§ **Task objective**
Start with the line that contains "Convert this chart" and end with the line that contains "const H = 550;"; retype those lines and the ones between them exactly, without any pictures.

§ **Records for this task**
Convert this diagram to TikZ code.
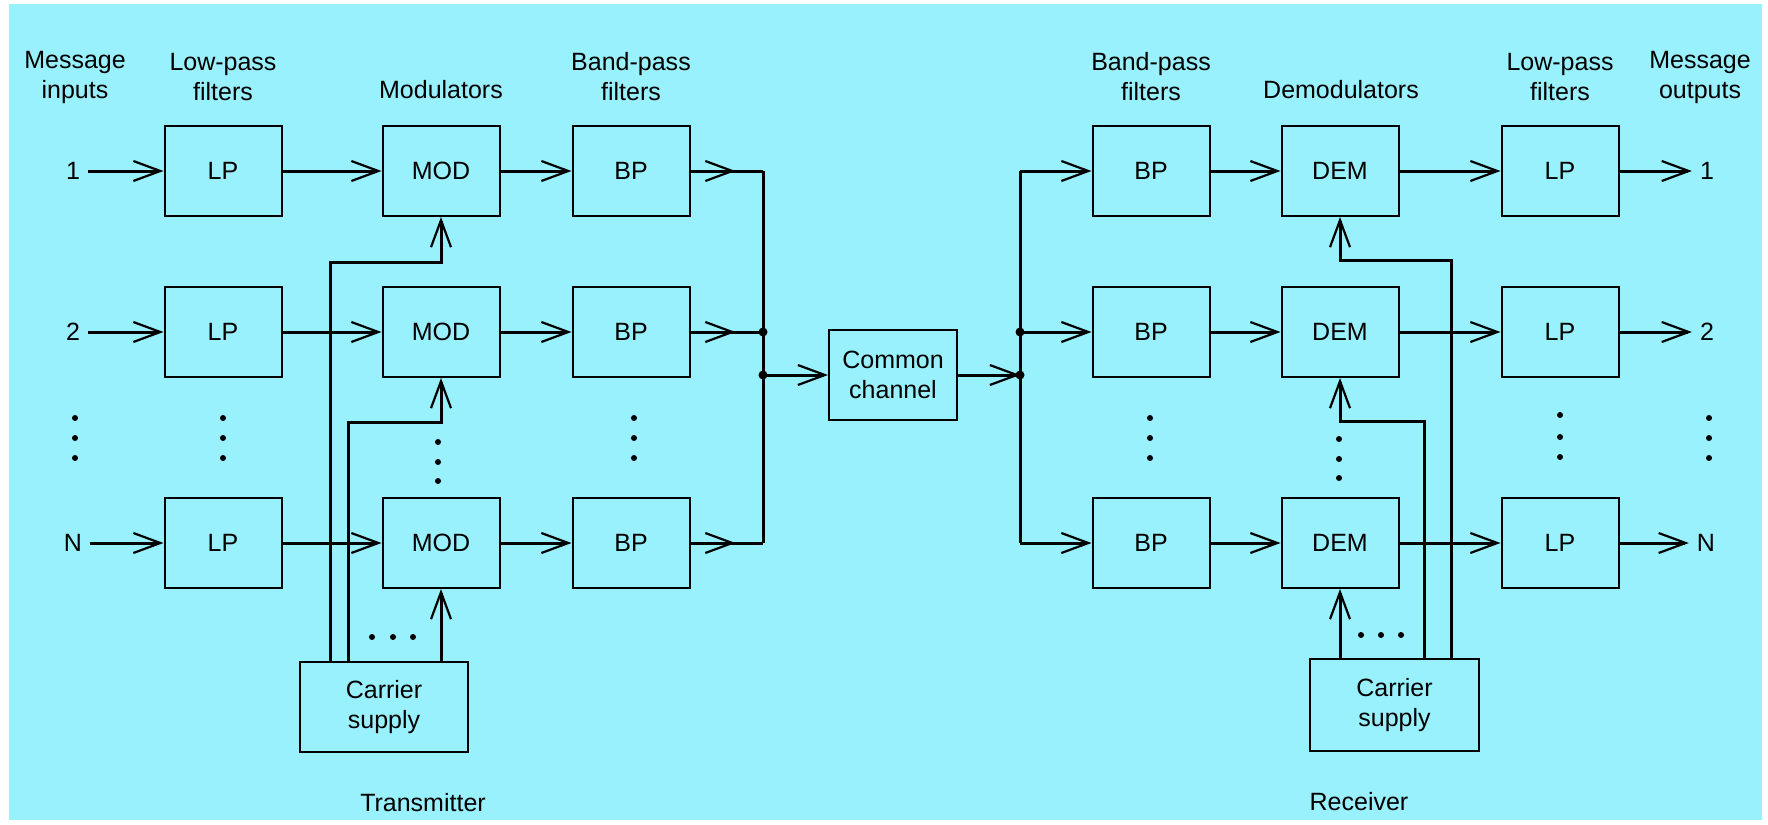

==

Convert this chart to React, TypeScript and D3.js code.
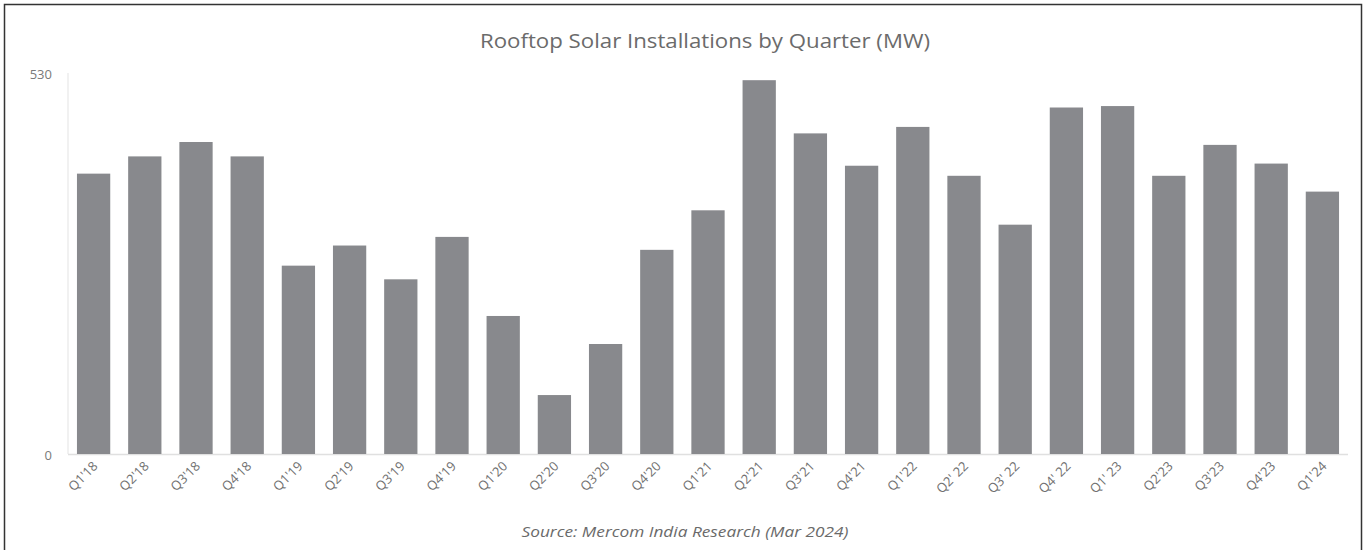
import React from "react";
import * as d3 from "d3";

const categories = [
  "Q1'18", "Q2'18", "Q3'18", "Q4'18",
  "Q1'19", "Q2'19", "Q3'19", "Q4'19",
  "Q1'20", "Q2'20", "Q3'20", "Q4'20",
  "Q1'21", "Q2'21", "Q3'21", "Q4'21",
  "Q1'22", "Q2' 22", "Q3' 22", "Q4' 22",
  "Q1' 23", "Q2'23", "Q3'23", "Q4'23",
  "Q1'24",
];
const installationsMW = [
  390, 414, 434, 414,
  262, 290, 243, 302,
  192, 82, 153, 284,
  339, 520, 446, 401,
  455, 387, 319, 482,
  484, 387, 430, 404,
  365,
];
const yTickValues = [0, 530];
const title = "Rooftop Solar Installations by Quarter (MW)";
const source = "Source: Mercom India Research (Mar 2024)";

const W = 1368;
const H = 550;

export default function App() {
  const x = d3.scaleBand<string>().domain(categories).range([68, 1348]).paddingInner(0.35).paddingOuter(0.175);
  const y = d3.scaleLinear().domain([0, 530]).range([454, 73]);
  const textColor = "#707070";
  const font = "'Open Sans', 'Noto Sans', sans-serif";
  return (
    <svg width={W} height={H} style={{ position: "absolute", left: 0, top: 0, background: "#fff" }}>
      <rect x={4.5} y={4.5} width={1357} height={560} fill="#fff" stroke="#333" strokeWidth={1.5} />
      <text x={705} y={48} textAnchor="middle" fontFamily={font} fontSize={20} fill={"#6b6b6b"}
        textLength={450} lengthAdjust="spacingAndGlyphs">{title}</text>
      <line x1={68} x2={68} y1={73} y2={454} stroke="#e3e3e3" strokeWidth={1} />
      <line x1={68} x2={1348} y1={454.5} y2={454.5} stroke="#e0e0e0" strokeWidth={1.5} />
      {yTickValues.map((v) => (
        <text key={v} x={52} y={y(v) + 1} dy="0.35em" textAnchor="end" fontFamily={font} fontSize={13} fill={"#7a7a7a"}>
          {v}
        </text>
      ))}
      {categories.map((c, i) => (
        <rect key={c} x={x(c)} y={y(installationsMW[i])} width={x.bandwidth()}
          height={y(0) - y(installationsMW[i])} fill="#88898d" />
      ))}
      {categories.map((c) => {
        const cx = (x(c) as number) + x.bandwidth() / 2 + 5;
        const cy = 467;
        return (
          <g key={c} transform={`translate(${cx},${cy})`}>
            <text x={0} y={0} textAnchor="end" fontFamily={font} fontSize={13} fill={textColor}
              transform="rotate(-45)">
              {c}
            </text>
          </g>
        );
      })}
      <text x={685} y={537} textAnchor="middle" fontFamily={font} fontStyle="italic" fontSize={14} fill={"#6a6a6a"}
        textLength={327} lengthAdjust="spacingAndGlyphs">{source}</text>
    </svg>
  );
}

§ **Solution to this problem**
Convert this chart to React, TypeScript and D3.js code.
import React from "react";
import * as d3 from "d3";

const categories = [
  "Q1'18", "Q2'18", "Q3'18", "Q4'18",
  "Q1'19", "Q2'19", "Q3'19", "Q4'19",
  "Q1'20", "Q2'20", "Q3'20", "Q4'20",
  "Q1'21", "Q2'21", "Q3'21", "Q4'21",
  "Q1'22", "Q2' 22", "Q3' 22", "Q4' 22",
  "Q1' 23", "Q2'23", "Q3'23", "Q4'23",
  "Q1'24",
];
const installationsMW = [
  390, 414, 434, 414,
  262, 290, 243, 302,
  192, 82, 153, 284,
  339, 520, 446, 401,
  455, 387, 319, 482,
  484, 387, 430, 404,
  365,
];
const yTickValues = [0, 530];
const title = "Rooftop Solar Installations by Quarter (MW)";
const source = "Source: Mercom India Research (Mar 2024)";

const W = 1368;
const H = 550;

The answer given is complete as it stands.